Milton’s Areopagitica

Areopagitica, John Milton’s famous pamphlet containing a bold defense of one’s right to freedom of speech, was written in 17th century England during a time where written works were heavily censored. Few publications made it to the printing press, as they had to first be approved by a chamber of parliament which ensured nonconformist ideologies could not be widely spread. Milton’s writings contained scathing criticisms against censorship, notable of which include his arguments against liscensing orders. According to Milton, these orders, which sought to bust any attempts of printing without a liscense, were futile in accomplishing Parliaments goal of censoring unapproved ideology. He argued that in order to stifle such thought, “all the sources of sin must be addressed: songs, dances, lutes, whispers at balconies, food and drink, wanton clothing, temptations to idleness” (Blasi, 6). Milton also states that public access to diverse perspectives is essential to intellectual progress. He cites that many influential christian figureheads and preachers benefitted from reading the works of those who were considered heretics. In response to the counterargument that objectively destructive ideology could spread with a laissez-faire approach to publishing, Milton argues that such ideas will spread with or without written works, and that readers will be strong minded with diverse perspectives, and be able think critically about dangerous perspectives. If Milton’s audience was still not convinced, he adds the real life example of free press in England from 1640-1643. During a time when the Parliament committee for censoring publications was disbanded, free press flourished throughout the country.
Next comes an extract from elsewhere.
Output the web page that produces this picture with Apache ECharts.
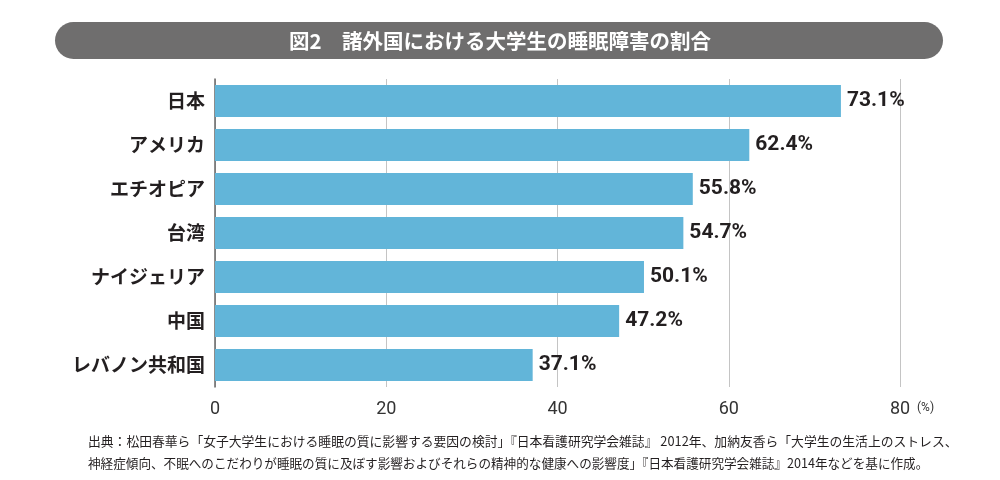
<!DOCTYPE html>
<html>
<head>
<meta charset="utf-8">
<script src="https://cdn.jsdelivr.net/npm/echarts@6/dist/echarts.min.js"></script>
<style>
  html, body { margin: 0; padding: 0; background: #fff; }
  #view { width: 1000px; height: 480px; }
</style>
</head>
<body>
<div id="view"></div>
<script>
// 国・地域名（上から順）
var countries = ["日本", "アメリカ", "エチオピア", "台湾", "ナイジェリア", "中国", "レバノン共和国"];
// 睡眠障害の割合（%）
var rates = [73.1, 62.4, 55.8, 54.7, 50.1, 47.2, 37.1];
var xTicks = [0, 20, 40, 60, 80];

var titleText = "図2　諸外国における大学生の睡眠障害の割合";
var sourceLines = [
  "出典：松田春華ら「女子大学生における睡眠の質に影響する要因の検討」『日本看護研究学会雑誌』 2012年、加納友香ら「大学生の生活上のストレス、",
  "神経症傾向、不眠へのこだわりが睡眠の質に及ぼす影響およびそれらの精神的な健康への影響度」『日本看護研究学会雑誌』2014年などを基に作成。"
];

var jp = '"Noto Sans CJK JP", sans-serif';
var num = 'Roboto, sans-serif';

var option = {
  animation: false,
  backgroundColor: "#fff",
  grid: {
    left: 215,
    right: 100,
    top: 79,
    height: 308
  },
  xAxis: {
    type: "value",
    min: 0,
    max: 80,
    interval: 20,
    axisLine: { show: false },
    axisTick: { show: false },
    axisLabel: {
      margin: 13,
      fontSize: 18,
      color: "#333",
      fontFamily: num
    },
    splitLine: { lineStyle: { color: "#c4c4c4", width: 1 } },
    name: "(%)",
    nameLocation: "end",
    nameGap: 17,
    nameTextStyle: {
      fontSize: 12,
      color: "#333",
      fontFamily: num,
      verticalAlign: "top",
      padding: [15, 0, 0, 0]
    }
  },
  yAxis: {
    type: "category",
    inverse: true,
    data: countries,
    axisLine: { show: true, lineStyle: { color: "#666", width: 1.5 } },
    axisTick: { show: false },
    axisLabel: {
      margin: 10,
      fontSize: 19,
      fontWeight: "bold",
      color: "#231f20",
      fontFamily: jp
    }
  },
  series: [{
    type: "bar",
    data: rates,
    barWidth: 32,
    itemStyle: { color: "#62b5d9" },
    label: {
      show: true,
      position: "right",
      distance: 6,
      formatter: "{c}%",
      fontSize: 21,
      fontWeight: "bold",
      color: "#231f20",
      fontFamily: num
    }
  }],
  graphic: [
    {
      type: "rect",
      shape: { x: 55, y: 22, width: 888, height: 37, r: 18.5 },
      style: { fill: "#6f6e6e" },
      z: 1
    },
    {
      type: "text",
      x: 500,
      y: 41,
      style: {
        text: titleText,
        fill: "#fff",
        font: 'bold 20.5px "Noto Sans CJK JP", sans-serif',
        textAlign: "center",
        textVerticalAlign: "middle"
      },
      z: 2
    },
    {
      type: "text",
      x: 88,
      y: 441,
      style: {
        text: sourceLines[0],
        fill: "#231f20",
        font: '12.8px "Noto Sans CJK JP", sans-serif',
        textVerticalAlign: "middle"
      }
    },
    {
      type: "text",
      x: 88,
      y: 463,
      style: {
        text: sourceLines[1],
        fill: "#231f20",
        font: '12.6px "Noto Sans CJK JP", sans-serif',
        textVerticalAlign: "middle"
      }
    }
  ]
};

echarts.init(document.getElementById("view")).setOption(option);
</script>
</body>
</html>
Milton noted that the lack of censorship “caused a dramatic increase in both the volume of advocacy and the range of views expressed… The number of pamphlets published during the year 1640 was 22; in 1642, it was 1,966” (Blasi, 3). Milton’s passion for free speech has inspired institutions and laws across the world, including the constitution of the United States. His influence is to thank for countless instances in which freedom of speech prevailed, creating a society of diverse, critical thought.